Exercise description: Reproduce, character for character, the lines below from the first through the one with "import * as". Leave pictures out.

Rows:
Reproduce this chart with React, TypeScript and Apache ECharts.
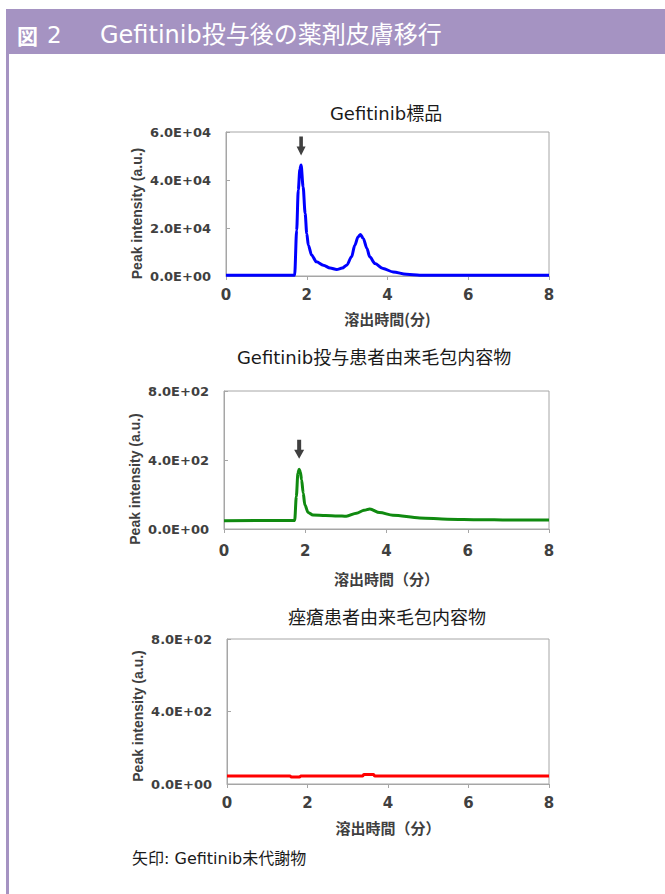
import React, { useEffect, useRef } from "react";
import * as echarts from "echarts";

// ---- data ----
const stdTime = [0, 1.7, 1.75, 1.79, 1.83, 1.86, 1.91, 1.96, 2.0, 2.04, 2.12, 2.24, 2.41, 2.58, 2.74, 2.88, 2.99, 3.11, 3.19, 3.27, 3.33, 3.4, 3.49, 3.56, 3.69, 3.89, 4.14, 4.47, 4.8, 8];
const stdValue = [300, 300, 19000, 35800, 44500, 46300, 37200, 26100, 17700, 12800, 8700, 5900, 4500, 3300, 2700, 3300, 4500, 8000, 12800, 16300, 17300, 15600, 11500, 8000, 5200, 3100, 1700, 700, 300, 300];

const patientTime = [0, 1.74, 1.78, 1.82, 1.85, 1.88, 1.91, 1.95, 1.99, 2.07, 2.19, 2.5, 2.8, 3.01, 3.26, 3.45, 3.59, 3.83, 4.16, 4.82, 5.5, 6.3, 7.0, 7.94, 8];
const patientValue = [48, 50, 188, 324, 347, 330, 285, 208, 140, 96, 81, 78, 76, 74, 92, 108, 116, 95, 80, 64, 57, 54, 52, 52, 52];

const acneTime = [0, 1.57, 1.6, 1.8, 1.83, 3.37, 3.4, 3.64, 3.67, 8];
const acneValue = [44, 44, 38, 38, 44, 44, 53, 53, 44, 44];

const arrowStd = [1.86, 46300];
const arrowPatient = [1.85, 347];

const xTicks = { min: 0, max: 8, interval: 2 };
const yStd = { min: 0, max: 60000, interval: 20000 };
const ySmall = { min: 0, max: 800, interval: 400 };

const headerFig = "図";
const headerNum = "2";
const headerTitle = "Gefitinib投与後の薬剤皮膚移行";
const titles = ["Gefitinib標品", "Gefitinib投与患者由来毛包内容物", "痤瘡患者由来毛包内容物"];
const xNames = ["溶出時間(分)", "溶出時間（分）", "溶出時間（分）"];
const yName = "Peak intensity (a.u.)";
const footnote = "矢印: Gefitinib未代謝物";

const toPairs = (t: number[], v: number[]) => t.map((x, i) => [x, v[i]]);

const sciFmt = (v: number) => {
  if (v === 0) return "0.0E+00";
  const e = Math.floor(Math.log10(Math.abs(v)) + 1e-9);
  const m = v / Math.pow(10, e);
  return m.toFixed(1) + "E+" + String(e).padStart(2, "0");
};

const GRAY = "#404040";
const FRAME = "#a6a6a6";
const ARROW = "path://M3,0L7,0L7,10L10,10L5,19L0,10L3,10Z";

export default function App() {
  const ref = useRef<HTMLDivElement>(null);
  useEffect(() => {
    if (!ref.current) return;
    const chart = echarts.init(ref.current, undefined, { renderer: "svg" });

    const grids = [
      { left: 226, top: 132, width: 323, height: 144 },
      { left: 224, top: 391, width: 325, height: 138 },
      { left: 227, top: 639, width: 322, height: 145 },
    ];
    const xLabelMargin = [11, 14, 11];
    const xNameGap = [35, 42, 36];
    const yNamePad = [
      [0, 19, 0, 0],
      [0, 38, 0, 0],
      [0, 9, 0, 0],
    ];

    const xAxes = grids.map((_, i) => ({
      type: "value",
      gridIndex: i,
      ...xTicks,
      name: xNames[i],
      nameLocation: "middle",
      nameGap: xNameGap[i],
      nameTextStyle: {
        fontFamily: "Noto Sans CJK JP",
        fontWeight: "bold",
        fontSize: 15,
        color: GRAY,
      },
      axisLine: { show: true, lineStyle: { color: FRAME, width: 1 } },
      axisTick: { show: true, inside: false, length: 4, lineStyle: { color: FRAME } },
      axisLabel: {
        margin: xLabelMargin[i],
        fontFamily: "DejaVu Sans",
        fontWeight: "bold",
        fontSize: 15,
        color: GRAY,
      },
      splitLine: { show: false },
    }));

    const yAxes = grids.map((_, i) => ({
      type: "value",
      gridIndex: i,
      ...(i === 0 ? yStd : ySmall),
      name: yName,
      nameLocation: "middle",
      nameGap: 82,
      nameTextStyle: {
        fontFamily: "Liberation Sans",
        fontWeight: "bold",
        fontSize: 14,
        color: GRAY,
        padding: yNamePad[i],
      },
      axisLine: { show: true, lineStyle: { color: FRAME, width: 1 } },
      axisTick: { show: true, inside: true, length: 4, lineStyle: { color: FRAME } },
      axisLabel: {
        margin: 15,
        formatter: sciFmt,
        fontFamily: "DejaVu Sans",
        fontWeight: "bold",
        fontSize: 13,
        color: GRAY,
      },
      splitLine: { show: false },
    }));

    const arrowMark = (coord: number[], offset: number, size: number[]) => ({
      symbol: ARROW,
      symbolSize: size,
      symbolOffset: [0, offset],
      symbolKeepAspect: false,
      itemStyle: { color: GRAY },
      label: { show: false },
      silent: true,
      data: [{ coord }],
    });

    const option = {
      animation: false,
      backgroundColor: "#ffffff",
      title: [
        { text: titles[0], left: 386, top: 104 },
        { text: titles[1], left: 374, top: 348 },
        { text: titles[2], left: 387, top: 608 },
      ].map((t) => ({
        ...t,
        textAlign: "center",
        padding: 0,
        textStyle: {
          fontFamily: "DejaVu Sans, Noto Sans CJK JP",
          fontWeight: "normal",
          fontSize: 18,
          color: "#1a1a1a",
        },
      })),
      grid: grids.map((g) => ({ ...g, show: true, borderColor: FRAME, borderWidth: 1, backgroundColor: "transparent" })),
      xAxis: xAxes,
      yAxis: yAxes,
      series: [
        {
          type: "line",
          xAxisIndex: 0,
          yAxisIndex: 0,
          data: toPairs(stdTime, stdValue),
          showSymbol: false,
          smooth: 0.3,
          smoothMonotone: "x",
          lineStyle: { color: "#0000ff", width: 3 },
          markPoint: arrowMark(arrowStd, -19, [9, 19]),
        },
        {
          type: "line",
          xAxisIndex: 1,
          yAxisIndex: 1,
          data: toPairs(patientTime, patientValue),
          showSymbol: false,
          smooth: 0.3,
          smoothMonotone: "x",
          lineStyle: { color: "#108a10", width: 3 },
          markPoint: arrowMark(arrowPatient, -20, [10, 19]),
        },
        {
          type: "line",
          xAxisIndex: 2,
          yAxisIndex: 2,
          data: toPairs(acneTime, acneValue),
          showSymbol: false,
          lineStyle: { color: "#ff0000", width: 3 },
        },
      ],
      graphic: [
        { type: "rect", shape: { x: 6, y: 9, width: 659, height: 45 }, style: { fill: "#a593c2" }, silent: true },
        { type: "rect", shape: { x: 6, y: 54, width: 3, height: 840 }, style: { fill: "#a593c2" }, silent: true },
        {
          type: "text",
          x: 17,
          y: 35,
          style: {
            text: headerFig,
            fill: "#ffffff",
            font: "bold 21px 'Noto Sans CJK JP'",
            verticalAlign: "middle",
          },
          silent: true,
        },
        {
          type: "text",
          x: 47,
          y: 35,
          style: {
            text: headerNum,
            fill: "#ffffff",
            font: "23px 'DejaVu Sans'",
            verticalAlign: "middle",
          },
          silent: true,
        },
        {
          type: "text",
          x: 100,
          y: 35,
          style: {
            text: headerTitle,
            fill: "#ffffff",
            font: "24px 'DejaVu Sans', 'Noto Sans CJK JP'",
            verticalAlign: "middle",
          },
          silent: true,
        },
        {
          type: "text",
          x: 132,
          y: 858,
          style: {
            text: footnote,
            fill: "#1a1a1a",
            font: "16px 'DejaVu Sans', 'Noto Sans CJK JP'",
            verticalAlign: "middle",
          },
          silent: true,
        },
      ],
    };

    chart.setOption(option as any);
    return () => chart.dispose();
  }, []);

  return (
    <div
      ref={ref}
      style={{ position: "absolute", left: 0, top: 0, width: 665, height: 894, background: "#fff" }}
    />
  );
}
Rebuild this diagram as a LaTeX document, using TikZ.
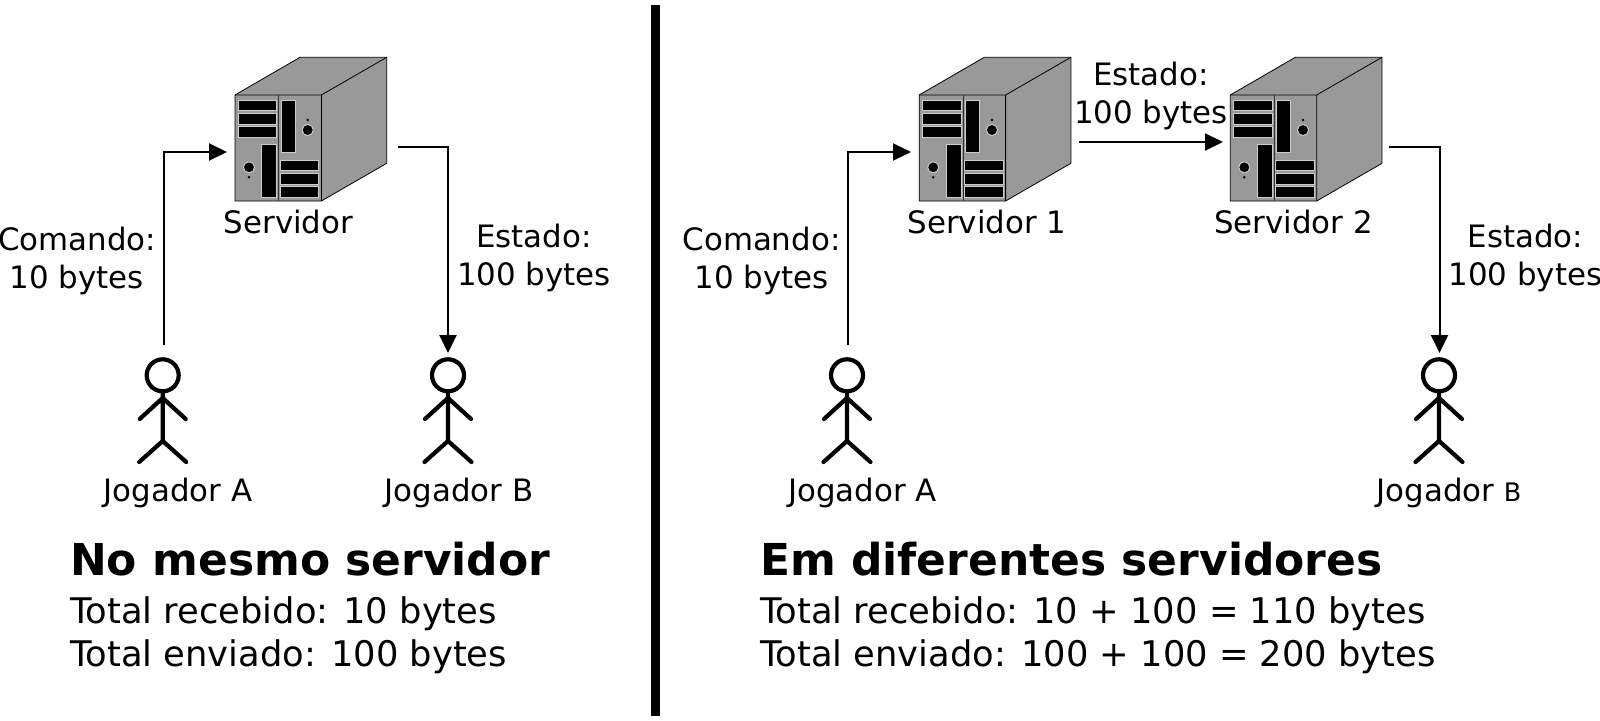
\documentclass[tikz,border=0pt]{standalone}
\usepackage{fontspec}
\setmainfont{DejaVu Sans}
\usetikzlibrary{arrows.meta}
\definecolor{srvgray}{RGB}{153,153,153}
\definecolor{slotedge}{RGB}{205,205,205}
\tikzset{
  x=1pt,y=-1pt,
  lbl/.style={font=\fontsize{30.85}{38}\selectfont,inner sep=0pt,align=center},
  info/.style={font=\fontsize{35.3}{44}\selectfont,inner sep=0pt,anchor=base west},
  head/.style={font=\fontsize{43.95}{50}\selectfont\bfseries,inner sep=0pt,anchor=base west},
  conn/.style={line width=2pt,-{Triangle[length=18pt,width=17pt]}},
  limb/.style={line width=4.2pt,line cap=round,line join=round},
  slot/.style={fill=black,draw=slotedge,line width=0.8pt},
  srv/.pic={
    \fill[srvgray] (235,95)--(300,57.3)--(386.7,57.3)--(386.7,163.3)--(321.4,201)--(235,201)--cycle;
    \draw[black,line width=0.8pt,line join=round] (235,201)--(235,95)--(300,57.3)--(386.7,57.3)--(386.7,163.3)--(321.4,201)--cycle;
    \draw[black,line width=0.8pt] (235,95)--(321.4,95)--(321.4,201) (321.4,95)--(386.7,57.3);
    \draw[black!80,line width=0.8pt] (278.7,95)--(278.7,201);
    \draw[slot] (238.3,100) rectangle (276.7,110.7);
    \draw[slot] (238.3,113.3) rectangle (276.7,124);
    \draw[slot] (238.3,126.7) rectangle (276.7,137.3);
    \draw[slot] (281,100) rectangle (295.3,152.7);
    \draw[slot] (261.7,144.3) rectangle (276.7,197.3);
    \draw[slot] (280.3,160) rectangle (318.7,170.7);
    \draw[slot] (280.3,173.3) rectangle (318.7,184);
    \draw[slot] (280.3,186.7) rectangle (318.7,197.3);
    \fill[slotedge] (307.7,130) circle (5.8) (249,167.3) circle (5.8);
    \fill[black] (307.7,130) circle (4.9) (249,167.3) circle (4.9);
    \fill[black] (307.7,120) circle (1.4) (249,177.3) circle (1.4);
  },
  person/.pic={
    \draw[limb] (0,375.3) circle (16);
    \draw[limb] (0,391.5)--(0,441) (-23,419)--(0,398)--(23,419) (-23.5,462)--(0,441)--(23.5,462);
  }
}
\begin{document}
\begin{tikzpicture}
\useasboundingbox (0,0) rectangle (1600,720);
\fill[white] (0,0) rectangle (1600,720);
\fill[black] (651,5) rectangle (659.5,716);

% Left panel
\pic at (0,0) {srv};
\pic at (162.7,0) {person};
\pic at (448,0) {person};
\coordinate (a1) at (164,345);
\coordinate (a1b) at (227,152);
\coordinate (b1) at (398,147);
\coordinate (b1b) at (448,353);
\draw[conn] (a1) |- (a1b);
\draw[conn] (b1) -| (b1b);
\node[lbl] (s) at (288.5,222) {Servidor};
\node[lbl] (c1) at (77,261) {Comando:\\10 bytes};
\node[lbl] (e1) at (534,258) {Estado:\\100 bytes};
\node[lbl] (ja1) at (178,493) {Jogador A};
\node[lbl] (jb1) at (459,493) {Jogador B};
\node[head] (t1) at (70,575) {No mesmo servidor};
\node[info] (r1) at (70,623.3) {Total recebido: 10 bytes};
\node[info] (n1) at (70,666.5) {Total enviado: 100 bytes};

% Right panel
\pic at (684.2,0) {srv};
\pic at (995.3,0) {srv};
\pic at (847,0) {person};
\pic at (1439,0) {person};
\coordinate (a2) at (848,345);
\coordinate (a2b) at (911,152);
\coordinate (m1) at (1079,142);
\coordinate (m2) at (1223,142);
\coordinate (b2) at (1389,147);
\coordinate (b2b) at (1439.5,353);
\draw[conn] (a2) |- (a2b);
\draw[conn] (m1) -- (m2);
\draw[conn] (b2) -| (b2b);
\node[lbl] (s1) at (987,222) {Servidor 1};
\node[lbl] (s2) at (1293.5,222) {Servidor 2};
\node[lbl] (c2) at (761.5,261) {Comando:\\10 bytes};
\node[lbl] (e2) at (1151,96) {Estado:\\100 bytes};
\node[lbl] (e3) at (1525.5,258) {Estado:\\100 bytes};
\node[lbl] (ja2) at (862.5,493) {Jogador A};
\node[lbl] (jb2) at (1449,493) {Jogador {\fontsize{25.5}{30}\selectfont B}};
\node[head] (t2) at (760,575) {Em diferentes servidores};
\node[info] (r2) at (760,623.3) {Total recebido: 10 + 100 = 110 bytes};
\node[info] (n2) at (760,666.5) {Total enviado: 100 + 100 = 200 bytes};
\end{tikzpicture}
\end{document}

Answer in full:
Reproduce this chart with React, TypeScript and Apache ECharts.
import React, { useEffect, useRef } from "react";
import * as echarts from "echarts";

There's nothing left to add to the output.